TRADE WITH CHINA -- SOME SIMPLE RULES
Mar 8, 1999, Vol. 4, No. 24 • By GREG MASTEL
Import targets are a tried and true method of ensuring that countries actually implement the trade promises they make upon WTO entry. Particularly in sectors closed to imports, such as agriculture, electronics, and telecommunications, market share or import targets are an effective approach to ensuring that China actually fulfills its commitments.
Another concept discussed in past accession agreements with non-market economies is the "general safeguard." This measure would allow the United States or other WTO members to impose sanctions if they felt China was not living up to the promises it made in its accession agreement. As the United States has learned, trade sanctions are never easy to impose and always have political and economic costs. The existence of the general safeguard would keep the threat of bilateral trade sanctions against China viable -- at least during a transition period. U.S. negotiators should ensure that the general safeguard, included in early drafts, remains in the final agreement.

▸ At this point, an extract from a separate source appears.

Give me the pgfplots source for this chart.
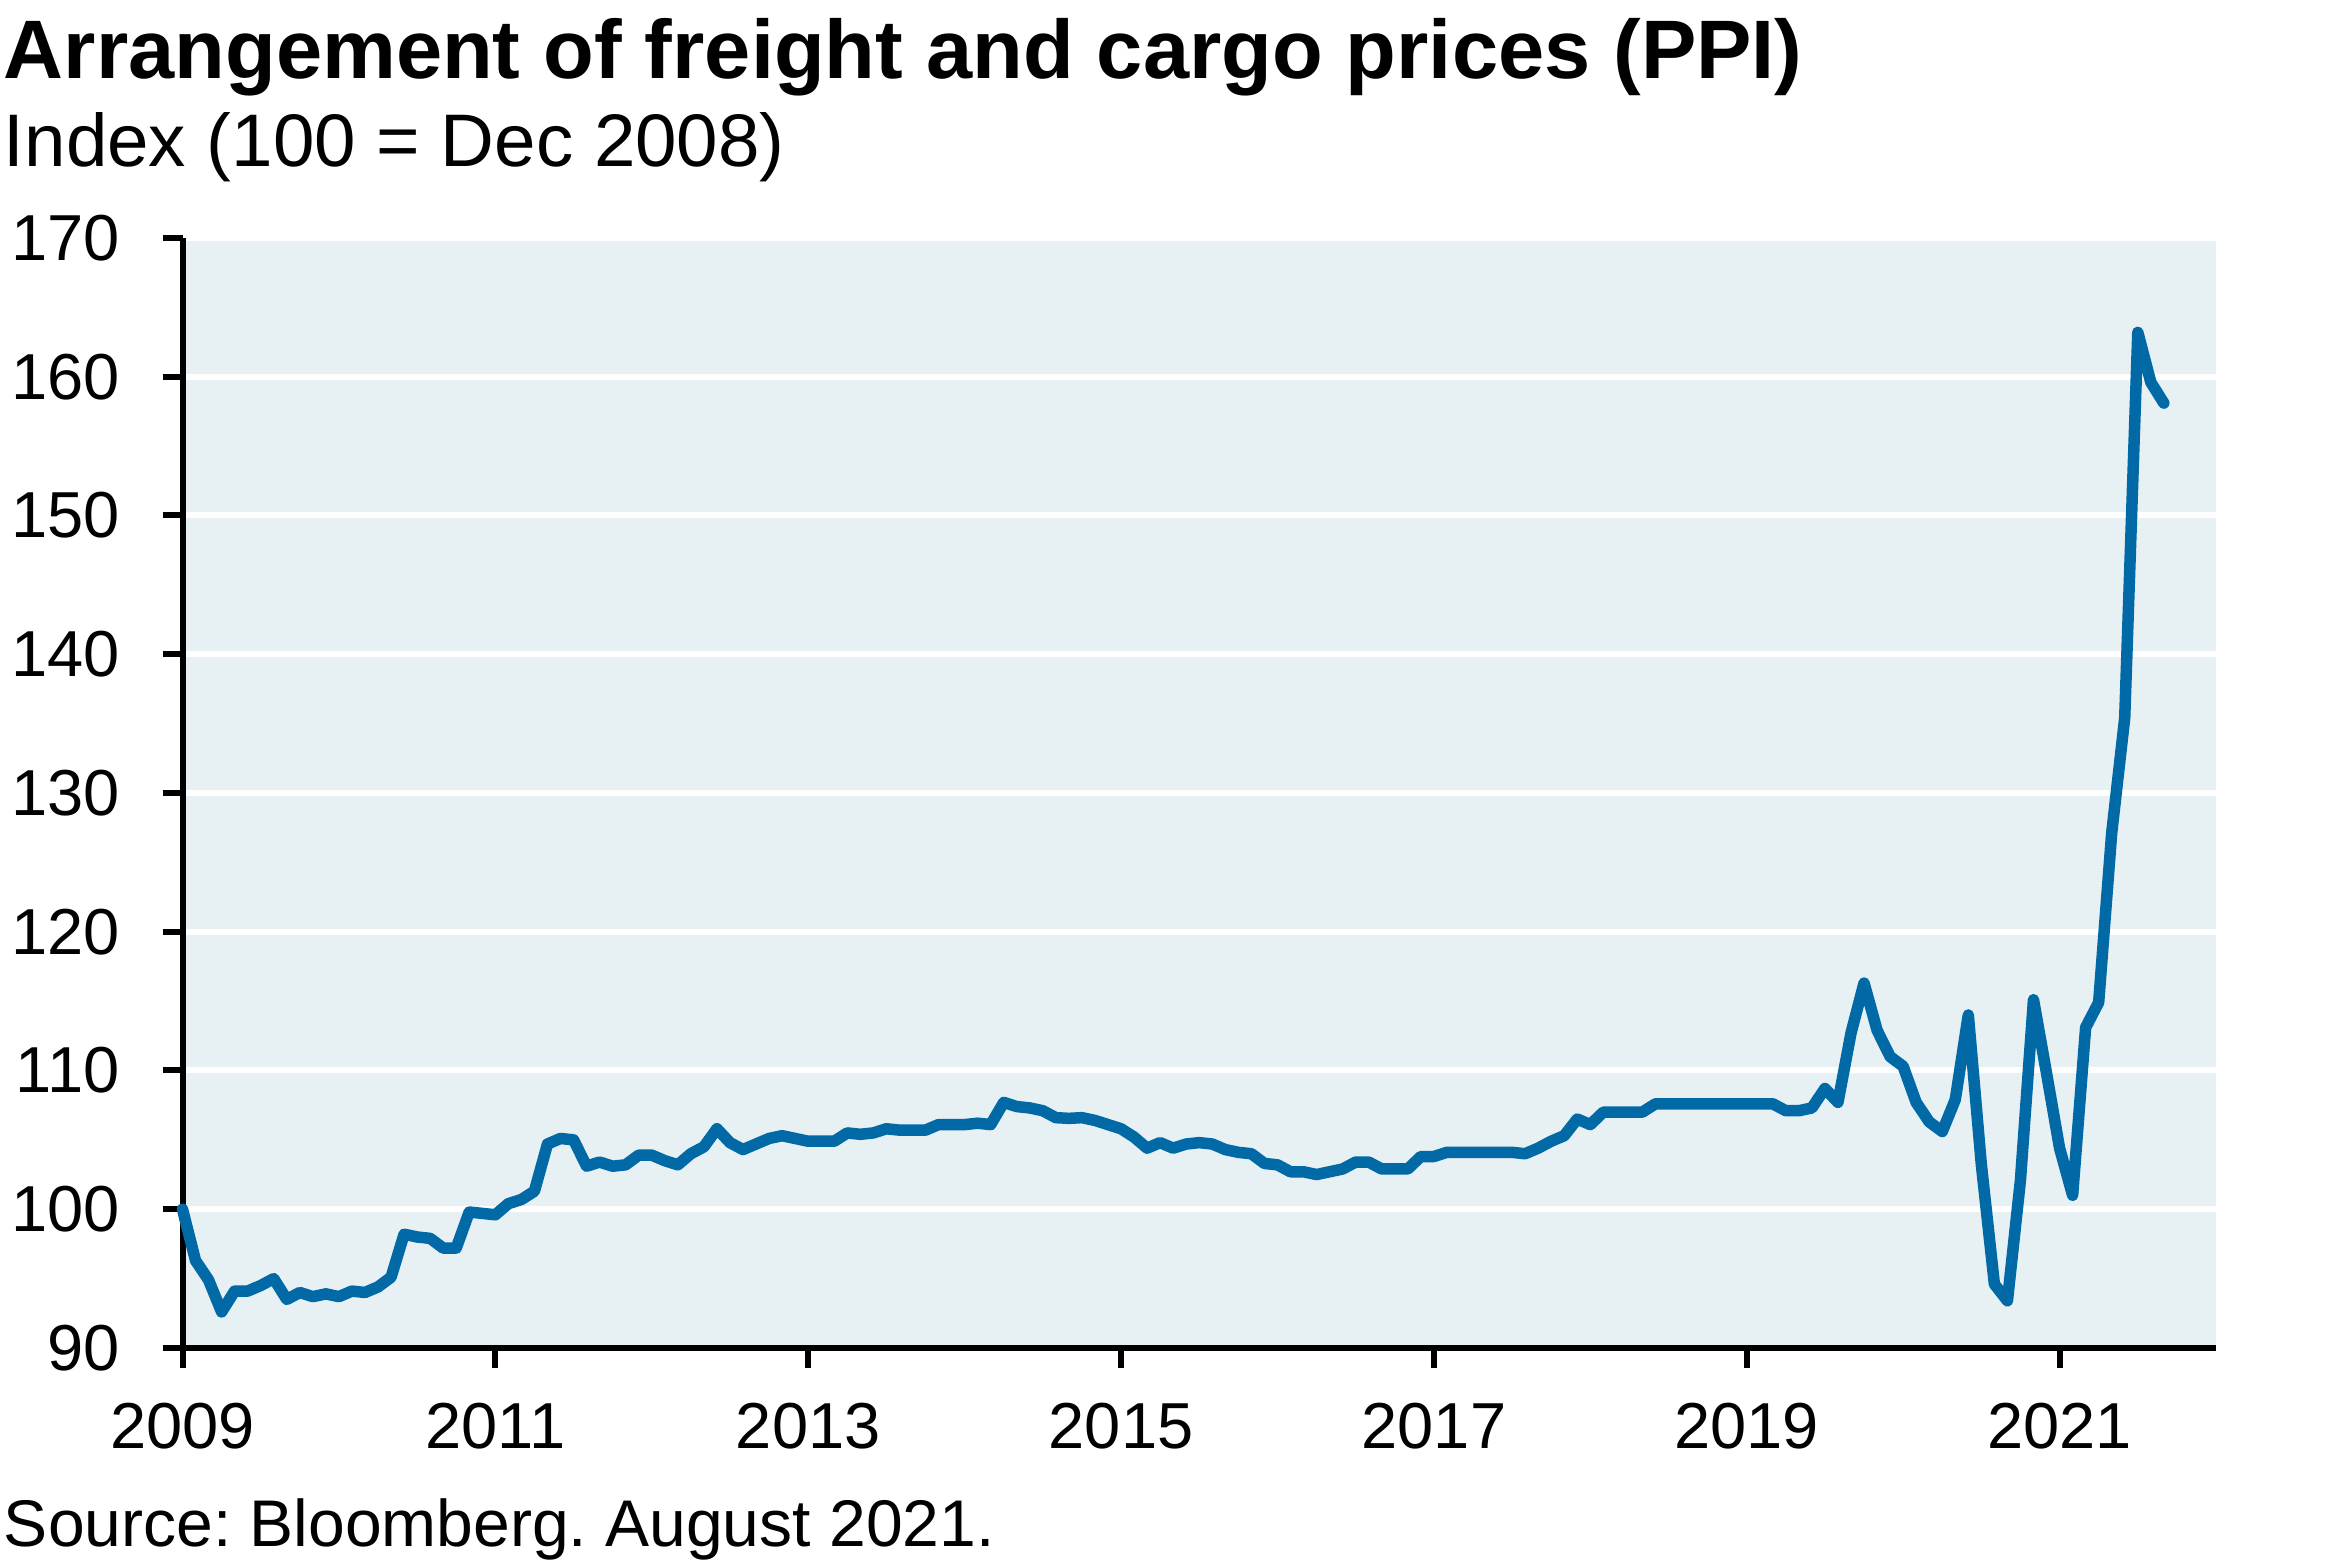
\documentclass[border=0pt]{standalone}
\usepackage{fontspec}
\setmainfont{Liberation Sans}
\usepackage{pgfplots}
\usepackage{pgfplotstable}
\pgfplotsset{compat=1.18}
\frenchspacing

\definecolor{bgpanel}{RGB}{231,240,243}
\definecolor{ppiblue}{RGB}{0,105,166}

% month index (0 = Dec 2008, plotted at 2009.0), index value
\pgfplotstableread{
m v
0 100.0
1 96.3
2 94.9
3 92.6
4 94.1
5 94.1
6 94.5
7 95.0
8 93.5
9 94.0
10 93.7
11 93.9
12 93.7
13 94.1
14 94.0
15 94.4
16 95.1
17 98.2
18 98.0
19 97.9
20 97.2
21 97.2
22 99.8
23 99.7
24 99.6
25 100.4
26 100.7
27 101.3
28 104.7
29 105.1
30 105.0
31 103.1
32 103.4
33 103.1
34 103.2
35 103.9
36 103.9
37 103.5
38 103.2
39 104.0
40 104.5
41 105.8
42 104.8
43 104.3
44 104.7
45 105.1
46 105.3
47 105.1
48 104.9
49 104.9
50 104.9
51 105.5
52 105.4
53 105.5
54 105.8
55 105.7
56 105.7
57 105.7
58 106.1
59 106.1
60 106.1
61 106.2
62 106.1
63 107.7
64 107.4
65 107.3
66 107.1
67 106.6
68 106.55
69 106.6
70 106.4
71 106.1
72 105.8
73 105.2
74 104.4
75 104.8
76 104.4
77 104.7
78 104.8
79 104.7
80 104.3
81 104.1
82 104.0
83 103.3
84 103.2
85 102.7
86 102.7
87 102.5
88 102.7
89 102.9
90 103.4
91 103.4
92 102.9
93 102.9
94 102.9
95 103.8
96 103.8
97 104.1
98 104.1
99 104.1
100 104.1
101 104.1
102 104.1
103 104.0
104 104.4
105 104.9
106 105.3
107 106.5
108 106.1
109 107.0
110 107.0
111 107.0
112 107.0
113 107.6
114 107.6
115 107.6
116 107.6
117 107.6
118 107.6
119 107.6
120 107.6
121 107.6
122 107.6
123 107.1
124 107.1
125 107.3
126 108.7
127 107.7
128 112.7
129 116.3
130 112.9
131 111.0
132 110.3
133 107.7
134 106.3
135 105.6
136 107.9
137 114.0
138 103.2
139 94.6
140 93.4
141 102.1
142 115.1
143 109.8
144 104.4
145 101.0
146 113.1
147 114.9
148 127.1
149 135.4
150 163.2
151 159.6
152 158.1
}\ppidata

\begin{document}
\begin{tikzpicture}
\begin{axis}[
  at={(36.5pt,42.6pt)}, anchor=south west,
  scale only axis, width=406.7pt, height=222pt,
  xmin=2009, xmax=2022, ymin=90, ymax=170,
  axis x line=bottom, axis y line=left,
  axis line style={-, line width=1.2pt, black},
  axis background/.style={fill=bgpanel},
  xtick={2009,2011,2013,2015,2017,2019,2021},
  ytick={90,100,...,170},
  tick align=outside, major tick length=4pt,
  tick style={line width=1.2pt, black},
  ymajorgrids, grid style={white, line width=1.2pt},
  /pgf/number format/1000 sep={},
  /pgf/number format/assume math mode=true,
  ticklabel style={font=\fontsize{13}{15}\selectfont, inner sep=0pt},
  xticklabel style={yshift=-6.8pt},
  yticklabel style={xshift=-8.4pt},
  clip=false,
]
\addplot[ppiblue, line width=2.3pt, line join=round, line cap=round]
  table[x expr={2009+\thisrow{m}/12}, y=v] {\ppidata};
\end{axis}
\node[anchor=base west, inner sep=0pt, font=\bfseries\fontsize{16.6}{18}\selectfont]
  at (0.6pt,296.4pt) {Arrangement of freight and cargo prices (PPI)};
\node[anchor=base west, inner sep=0pt, font=\fontsize{14.9}{17}\selectfont]
  at (0.6pt,278.9pt) {Index (100 = Dec 2008)};
\node[anchor=base west, inner sep=0pt, font=\fontsize{13.2}{15}\selectfont]
  at (0.6pt,2.9pt) {Source: Bloomberg. August 2021.};
\pgfresetboundingbox
\useasboundingbox (0,0) rectangle (468.2pt,312.2pt);
\end{tikzpicture}
\end{document}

Given past problems with enforcing agreements, special emphasis should be given to this topic in an accession agreement with China. A WTO review of that country's adherence to the terms of its accession agreement should be completed during the phase-in period of WTO discipline. At home, the United States should complete an annual review of China's participation. If China is found to be violating any of the conditions, the general safeguard should be employed to withdraw appropriate benefits.
China will no doubt vigorously oppose the inclusion of the safeguard and market access targets in its WTO accession agreement. Naturally, it would prefer the kind of standard accession arrangement negotiated with market economies, but China simply lacks the legal structure and market orientation that would make such an agreement meaningful. The only way to marry China to the WTO in a manner consistent with long-term American interests is to adopt some of the innovative devices discussed here. Otherwise, as the United States learned from previous bilateral agreements, a series of tariff concessions from China are unlikely to be worth even the paper they are written on.
A quick, diplomatic deal on China's induction might make for a successful visit by Zhu, but it would certainly undermine U.S. commercial interests, weaken the WTO, and sow the seeds for serious problems in the long term. Congress and other interested parties should insist that the right kind of agreement be concluded or that no agreement be concluded at all. The potential opportunity afforded by China's entry into the World Trade Organization is too significant to be sacrificed for short-term political gain.
Greg Mastel is vice president and director of studies at the Economic Strategy Institute.